Named Entity Recognition (NER)
documents = [
"Microsoft was founded by Bill Gates and Paul Allen in Albuquerque on April 4, 1975."
]
response = client.recognize_entities(documents)
for doc in response:
for entity in doc.entities:
print(f"Entity: {entity.text}")
print(f" Category: {entity.category}")
print(f" Subcategory: {entity.subcategory}")
print(f" Confidence: {entity.confidence_score:.2f}")

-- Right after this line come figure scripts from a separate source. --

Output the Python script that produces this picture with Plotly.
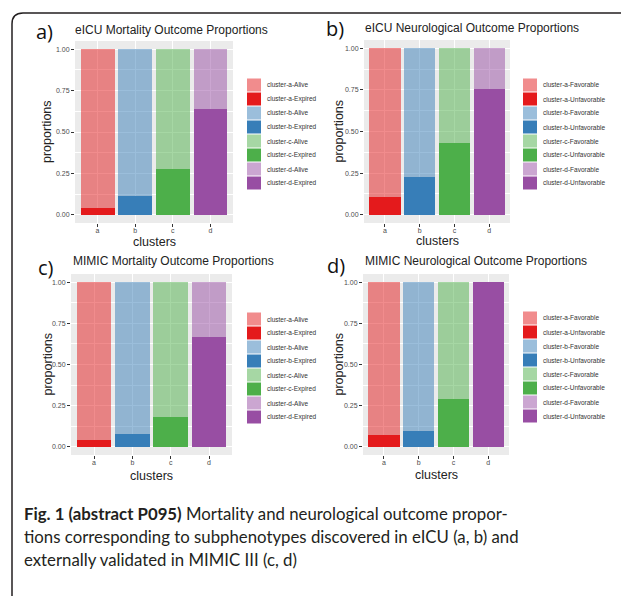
import plotly.graph_objects as go

W, H = 621, 596

clusters = ["a", "b", "c", "d"]
set1_colors = ["#E41A1C", "#377EB8", "#4DAF4A", "#984EA3"]

eicu_mort_expired = [0.042, 0.115, 0.276, 0.638]
eicu_mort_alive = [0.958, 0.885, 0.724, 0.362]
eicu_neuro_unfav = [0.109, 0.225, 0.429, 0.755]
eicu_neuro_fav = [0.891, 0.775, 0.571, 0.245]
mimic_mort_expired = [0.042, 0.077, 0.180, 0.665]
mimic_mort_alive = [0.958, 0.923, 0.820, 0.335]
mimic_neuro_unfav = [0.071, 0.095, 0.293, 1.000]
mimic_neuro_fav = [0.929, 0.905, 0.707, 0.000]

y_ticks = [0, 0.25, 0.5, 0.75, 1.0]

panels = [
    dict(label="a)", title="eICU Mortality Outcome Proportions",
         bottom=eicu_mort_expired, top=eicu_mort_alive, names=("Alive", "Expired"),
         box=(75, 233, 41, 223), title_pos=(73, 30), label_pos=(34, 31),
         leg=(247, 78), ytitle_x=47, xtitle_y=242),
    dict(label="b)", title="eICU Neurological Outcome Proportions",
         bottom=eicu_neuro_unfav, top=eicu_neuro_fav, names=("Favorable", "Unfavorable"),
         box=(364, 510, 40, 223), title_pos=(363, 28), label_pos=(324, 28),
         leg=(523, 78), ytitle_x=338, xtitle_y=241),
    dict(label="c)", title="MIMIC Mortality Outcome Proportions",
         bottom=mimic_mort_expired, top=mimic_mort_alive, names=("Alive", "Expired"),
         box=(71, 232, 274, 455), title_pos=(71, 261), label_pos=(36, 267),
         leg=(247, 312), ytitle_x=47, xtitle_y=476),
    dict(label="d)", title="MIMIC Neurological Outcome Proportions",
         bottom=mimic_neuro_unfav, top=mimic_neuro_fav, names=("Favorable", "Unfavorable"),
         box=(363, 509, 274, 455), title_pos=(363, 261), label_pos=(325, 265),
         leg=(523, 311), ytitle_x=338, xtitle_y=475),
]


def fx(x):
    return x / W


def fy(y):
    return 1 - y / H


fig = go.Figure()
annotations = []
shapes = []
layout_axes = {}

for i, p in enumerate(panels):
    n = "" if i == 0 else str(i + 1)
    xa, ya = "x" + n, "y" + n
    for ci, c in enumerate(clusters):
        fig.add_trace(go.Bar(x=[c], y=[p["bottom"][ci]], xaxis=xa, yaxis=ya,
                             marker=dict(color=set1_colors[ci], line=dict(width=0)),
                             width=0.9, showlegend=False,
                             name=f"cluster-{c}-{p['names'][1]}"))
    for ci, c in enumerate(clusters):
        fig.add_trace(go.Bar(x=[c], y=[p["top"][ci]], xaxis=xa, yaxis=ya,
                             marker=dict(color=set1_colors[ci], opacity=0.5, line=dict(width=0)),
                             width=0.9, showlegend=False,
                             name=f"cluster-{c}-{p['names'][0]}"))
    x0, x1, y0, y1 = p["box"]
    layout_axes["xaxis" + n] = dict(
        domain=[fx(x0), fx(x1)], anchor=ya, type="category",
        categoryorder="array", categoryarray=clusters, range=[-0.6, 3.6],
        showgrid=True, gridcolor="white", gridwidth=1, zeroline=False,
        showline=False, ticks="outside", ticklen=3, tickcolor="#333333",
        ticklabelstandoff=-2,
        tickfont=dict(family="Liberation Sans", size=7, color="#4D4D4D"),
        automargin=False, fixedrange=True)
    layout_axes["yaxis" + n] = dict(
        domain=[fy(y1), fy(y0)], anchor=xa, range=[-0.05, 1.05],
        tickvals=y_ticks, tickformat=".2f",
        showgrid=True, gridcolor="white", gridwidth=1, zeroline=False,
        showline=False, ticks="outside", ticklen=3, tickcolor="#333333",
        tickfont=dict(family="Liberation Sans", size=7, color="#4D4D4D"),
        minor=dict(tickvals=[0.125, 0.375, 0.625, 0.875], showgrid=True,
                   gridcolor="white", gridwidth=0.5, ticks=""),
        automargin=False, fixedrange=True)
    # panel background
    shapes.append(dict(type="rect", xref=xa + " domain", yref=ya + " domain",
                       x0=0, x1=1, y0=0, y1=1, fillcolor="#EBEBEB",
                       line=dict(width=0), layer="below"))
    # title and panel label
    annotations.append(dict(text=p["title"], x=fx(p["title_pos"][0]), y=fy(p["title_pos"][1]),
                            xref="paper", yref="paper", xanchor="left", yanchor="middle",
                            showarrow=False,
                            font=dict(family="Liberation Sans", size=12, color="#222222")))
    annotations.append(dict(text=p["label"], x=fx(p["label_pos"][0]), y=fy(p["label_pos"][1]),
                            xref="paper", yref="paper", xanchor="left", yanchor="middle",
                            showarrow=False,
                            font=dict(family="Open Sans", size=20, color="#111111")))
    # axis titles
    annotations.append(dict(text="proportions", x=fx(p["ytitle_x"]), y=fy((y0 + y1) / 2),
                            xref="paper", yref="paper", xanchor="center", yanchor="middle",
                            textangle=-90, showarrow=False,
                            font=dict(family="Liberation Sans", size=12.5, color="#222222")))
    annotations.append(dict(text="clusters", x=fx((x0 + x1) / 2), y=fy(p["xtitle_y"]),
                            xref="paper", yref="paper", xanchor="center", yanchor="middle",
                            showarrow=False,
                            font=dict(family="Liberation Sans", size=12.5, color="#222222")))
    # legend (swatches + labels)
    lx, ly = p["leg"]
    k = 0
    for ci, c in enumerate(clusters):
        for j, (nm, op) in enumerate(((p["names"][0], 0.5), (p["names"][1], 1.0))):
            top = ly + k * 14
            shapes.append(dict(type="rect", xref="paper", yref="paper",
                               x0=fx(lx), x1=fx(lx + 14), y0=fy(top + 13.5), y1=fy(top + 0.5),
                               fillcolor=set1_colors[ci], opacity=op, line=dict(width=0)))
            annotations.append(dict(text=f"cluster-{c}-{nm}", x=fx(lx + 18), y=fy(top + 7),
                                    xref="paper", yref="paper", xanchor="left", yanchor="middle",
                                    showarrow=False,
                                    font=dict(family="Liberation Sans", size=6.5, color="#333333")))
            k += 1

# frame: top line and left line with rounded corner
r = 11
shapes.append(dict(type="path", xref="paper", yref="paper",
                   path=f"M {fx(12)},{fy(H + 2)} L {fx(12)},{fy(13 + r)} "
                        f"Q {fx(12)},{fy(13)} {fx(12 + r)},{fy(13)} L {fx(W + 2)},{fy(13)}",
                   line=dict(color="#231F20", width=1.5)))

caption_lines = [
    "<b>Fig. 1 (abstract P095)</b> Mortality and neurological outcome propor-",
    "tions corresponding to subphenotypes discovered in eICU (a, b) and",
    "externally validated in MIMIC III (c, d)",
]
caption_y = [513, 536, 559]
for t, yy in zip(caption_lines, caption_y):
    annotations.append(dict(text=t, x=fx(22), y=fy(yy), xref="paper", yref="paper",
                            xanchor="left", yanchor="middle", showarrow=False,
                            font=dict(family="Lato", size=16.8, color="#231F20")))

fig.update_layout(
    width=W, height=H, margin=dict(l=0, r=0, t=0, b=0),
    paper_bgcolor="white", plot_bgcolor="rgba(0,0,0,0)",
    barmode="stack", showlegend=False,
    annotations=annotations, shapes=shapes,
    **layout_axes,
)

fig.write_html("out.html")
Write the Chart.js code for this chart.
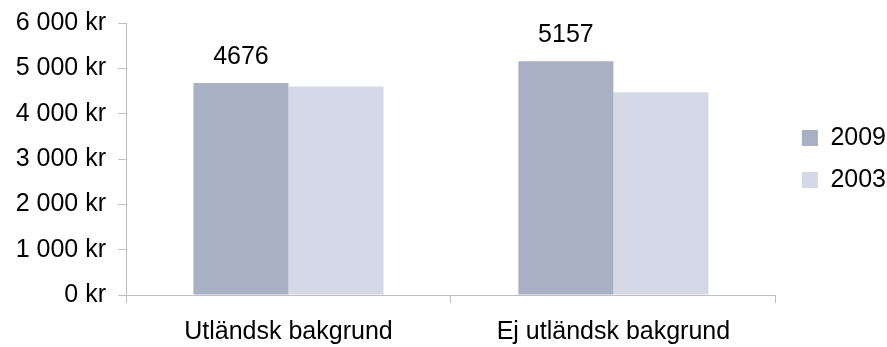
<!DOCTYPE html>
<html>
<head>
<meta charset="utf-8">
<script src="https://cdn.jsdelivr.net/npm/chart.js@4"></script>
<style>
    html, body { margin: 0; padding: 0; background: #fff; }
    .chart-container { width: 887px; height: 347px; }
</style>
</head>
<body>
<div class="chart-container"><canvas id="incomeChart"></canvas></div>
<script>
const categories = ['Utländsk bakgrund', 'Ej utländsk bakgrund'];
const values2009 = [4676, 5157];
const values2003 = [4600, 4470];
const yTicks = [0, 1000, 2000, 3000, 4000, 5000, 6000];

function formatKr(value) {
    // Swedish style: space as thousands separator
    return String(value).replace(/\B(?=(\d{3})+(?!\d))/g, ' ') + ' kr';
}

// Draw value labels above the 2009 bars
const valueLabels = {
    id: 'valueLabels',
    afterDatasetsDraw(chart) {
        const ctx = chart.ctx;
        const meta = chart.getDatasetMeta(0);
        ctx.save();
        ctx.font = '25px "Liberation Sans", Arial, sans-serif';
        ctx.fillStyle = '#000';
        ctx.textAlign = 'center';
        ctx.textBaseline = 'alphabetic';
        meta.data.forEach((bar, i) => {
            ctx.fillText(String(values2009[i]), bar.x, bar.y - 19);
        });
        ctx.restore();
    }
};

// Center the legend on the plot area and nudge it right
const legendPlacer = {
    id: 'legendPlacer',
    afterLayout(chart) {
        const legend = chart.legend;
        const area = chart.chartArea;
        if (!legend) return;
        const dy = (area.top + area.bottom) / 2 - (legend.top + legend.bottom) / 2;
        legend.top += dy;
        legend.bottom += dy;
        legend.left += 9;
        legend.right += 9;
    }
};

const ctx = document.getElementById('incomeChart').getContext('2d');
Chart.defaults.font.family = '"Liberation Sans", Arial, sans-serif';
Chart.defaults.font.size = 25;
Chart.defaults.color = '#000';

new Chart(ctx, {
    type: 'bar',
    data: {
        labels: categories,
        datasets: [
            {
                label: '2009',
                data: values2009,
                backgroundColor: '#AAB0C3',
                categoryPercentage: 0.585,
                barPercentage: 1.0
            },
            {
                label: '2003',
                data: values2003,
                backgroundColor: '#D5D9E7',
                categoryPercentage: 0.585,
                barPercentage: 1.0
            }
        ]
    },
    options: {
        responsive: true,
        maintainAspectRatio: false,
        animation: false,
        layout: {
            padding: { top: 23, right: 0, bottom: 0, left: 0 }
        },
        plugins: {
            tooltip: { enabled: false },
            legend: {
                position: 'right',
                labels: {
                    boxWidth: 16,
                    boxHeight: 16,
                    padding: 17,
                    font: { size: 25 }
                }
            }
        },
        scales: {
            x: {
                offset: true,
                afterFit(axis) {
                    axis.height = 52;
                },
                grid: {
                    offset: true,
                    drawOnChartArea: false,
                    drawTicks: true,
                    tickLength: 8,
                    color: '#BFBFBF'
                },
                border: { color: '#BFBFBF', width: 1 },
                ticks: { padding: 14 }
            },
            y: {
                min: 0,
                max: 6000,
                afterBuildTicks(axis) {
                    axis.ticks = yTicks.map(v => ({ value: v }));
                },
                afterFit(axis) {
                    axis.width = 126;
                    axis.paddingTop = 0;
                    axis.paddingBottom = 0;
                },
                grid: {
                    drawOnChartArea: false,
                    drawTicks: true,
                    tickLength: 8,
                    color: '#BFBFBF'
                },
                border: { color: '#BFBFBF', width: 1 },
                ticks: {
                    padding: 12,
                    callback: function(value) {
                        return formatKr(value);
                    }
                }
            }
        }
    },
    plugins: [valueLabels, legendPlacer]
});
</script>
</body>
</html>
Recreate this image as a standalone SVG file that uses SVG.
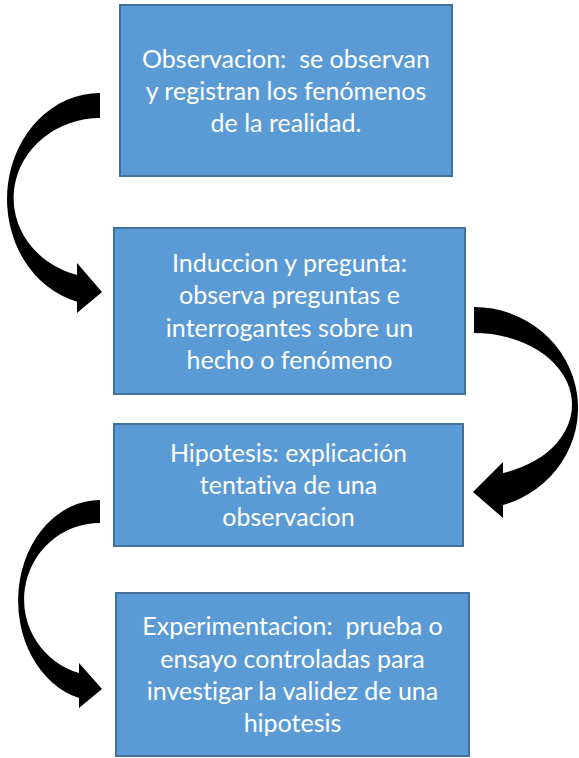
<svg xmlns="http://www.w3.org/2000/svg" width="579" height="758" viewBox="0 0 579 758">
<style>
.box{fill:#5B9BD5;stroke:#41719C;stroke-width:2}
.t{font-family:Lato,"Open Sans","Liberation Sans",sans-serif;font-size:25px;fill:#ffffff;text-anchor:middle;white-space:pre;font-variant-ligatures:none}
.arr{fill:#000000}
</style>
<rect width="579" height="758" fill="#ffffff"/>
<g id="connectors">
<path class="arr" d="M100,93 A93,106 0 0 0 77,301.7 L77,313 L102,292 L77,263 L77,275 A87,80 0 0 1 100,118 Z"/>
<path class="arr" d="M474,307 A104,101 0 0 1 503,505 L503,518 L473,492 L503,462 L503,473 A98,71.6 0 0 0 474,333 Z"/>
<path class="arr" d="M100,500 A82,100.7 0 0 0 79,698 L79,708 L102,689 L79,663 L79,673 A76,76.5 0 0 1 100,523 Z"/>
</g>
<g id="observacion">
<rect class="box" x="120" y="5" width="332" height="171"/>
<text class="t" xml:space="preserve"><tspan x="286" y="68">Observacion:  se observan</tspan><tspan x="286" y="100">y registran los fenómenos</tspan><tspan x="286" y="132">de la realidad.</tspan></text>
</g>
<g id="induccion">
<rect class="box" x="114" y="228" width="351" height="166"/>
<text class="t"><tspan x="289.5" y="272">Induccion y pregunta:</tspan><tspan x="289.5" y="304">observa preguntas e</tspan><tspan x="289.5" y="336.5">interrogantes sobre un</tspan><tspan x="289.5" y="368.5">hecho o fenómeno</tspan></text>
</g>
<g id="hipotesis">
<rect class="box" x="114" y="424" width="349" height="122"/>
<text class="t"><tspan x="288.5" y="462">Hipotesis: explicación</tspan><tspan x="288.5" y="494">tentativa de una</tspan><tspan x="288.5" y="525.5">observacion</tspan></text>
</g>
<g id="experimentacion">
<rect class="box" x="116" y="593" width="353" height="163"/>
<text class="t" xml:space="preserve"><tspan x="292.5" y="635">Experimentacion:  prueba o</tspan><tspan x="292.5" y="668">ensayo controladas para</tspan><tspan x="292.5" y="700">investigar la validez de una</tspan><tspan x="292.5" y="732">hipotesis</tspan></text>
</g>
</svg>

print(f" Offset: {entity.offset}")
NER Entity Categories
| Category | Subcategories | Examples |
|---|---|---|
| Person | — | "Bill Gates", "Marie Curie" |
| Organization | — | "Microsoft", "United Nations" |
| Location | GPE, Structural, Geographic | "Paris", "Eiffel Tower", "Pacific Ocean" |
| DateTime | Date, Time, DateRange, Duration | "April 4, 1975", "3 PM", "two weeks" |
| Quantity | Number, Percentage, Currency, Age | "42", "15%", "$1,000", "30 years old" |
| URL | — | "https://example.com" |
| — | "user@example.com" | |
| Phone Number | — | "(555) 123-4567" |
| IP Address | — | "192.168.1.1" |
PII Detection and Redaction
documents = [
"My SSN is 123-45-6789 and my email is john@example.com. "
"Call me at (555) 123-4567."
]
response = client.recognize_pii_entities(documents)
for doc in response:
print(f"Redacted text: {doc.redacted_text}")
for entity in doc.entities:
print(f" PII: {entity.text} ({entity.category})")
# Output:
# Redacted text: My SSN is *********** and my email is ****************.
# Call me at **************.
# PII: 123-45-6789 (USSocialSecurityNumber)
# PII: john@example.com (Email)
# PII: (555) 123-4567 (PhoneNumber)
PII Categories
| Category | Examples |
|---|---|
| USSocialSecurityNumber | SSNs |
| CreditCardNumber | Visa, Mastercard numbers |
| Email addresses | |
| PhoneNumber | Phone numbers |
| Address | Physical addresses |
| IPAddress | IP addresses |
| Person | Personal names |
| Organization | Organization names (when contextually PII) |
Key Phrase Extraction
documents = [
"Azure AI Language provides powerful natural language processing "
"capabilities for text analytics, sentiment analysis, and entity recognition."
]
response = client.extract_key_phrases(documents)
for doc in response:
print(f"Key phrases: {doc.key_phrases}")
# Output: ['Azure AI Language', 'natural language processing',
# 'text analytics', 'sentiment analysis', 'entity recognition']
Language Detection
documents = [
"Bonjour le monde",
"Hello world",
"Hola mundo"
]
response = client.detect_language(documents)
for doc in response:
lang = doc.primary_language
print(f"Text: '{doc.id}' → {lang.name} ({lang.iso6391_name})"
f" confidence: {lang.confidence_score:.2f}")
# Output:
# Text → French (fr) confidence: 1.00
# Text → English (en) confidence: 1.00
# Text → Spanish (es) confidence: 1.00
Text Summarization
Azure AI Language offers two types of summarization:
| Type | Description | Output |
|---|---|---|
| Extractive | Selects key sentences from the original text | Original sentences (ranked by importance) |
| Abstractive | Generates new summary text | New text that paraphrases the original |
from azure.ai.textanalytics import (
ExtractiveSummaryAction,
AbstractiveSummaryAction
)
# Extractive summarization
poller = client.begin_analyze_actions(
documents=["Long document text here..."],
actions=[ExtractiveSummaryAction(max_sentence_count=3)]
)
for result in poller.result():
for summary in result:
for sentence in summary.sentences:
print(f" - {sentence.text} (rank: {sentence.rank_score:.2f})")
What sentiment values can Azure AI Language sentiment analysis return?
What does opinion mining add to basic sentiment analysis?
Which method should you call to get PII entities AND a redacted version of the text?
What is the difference between extractive and abstractive summarization?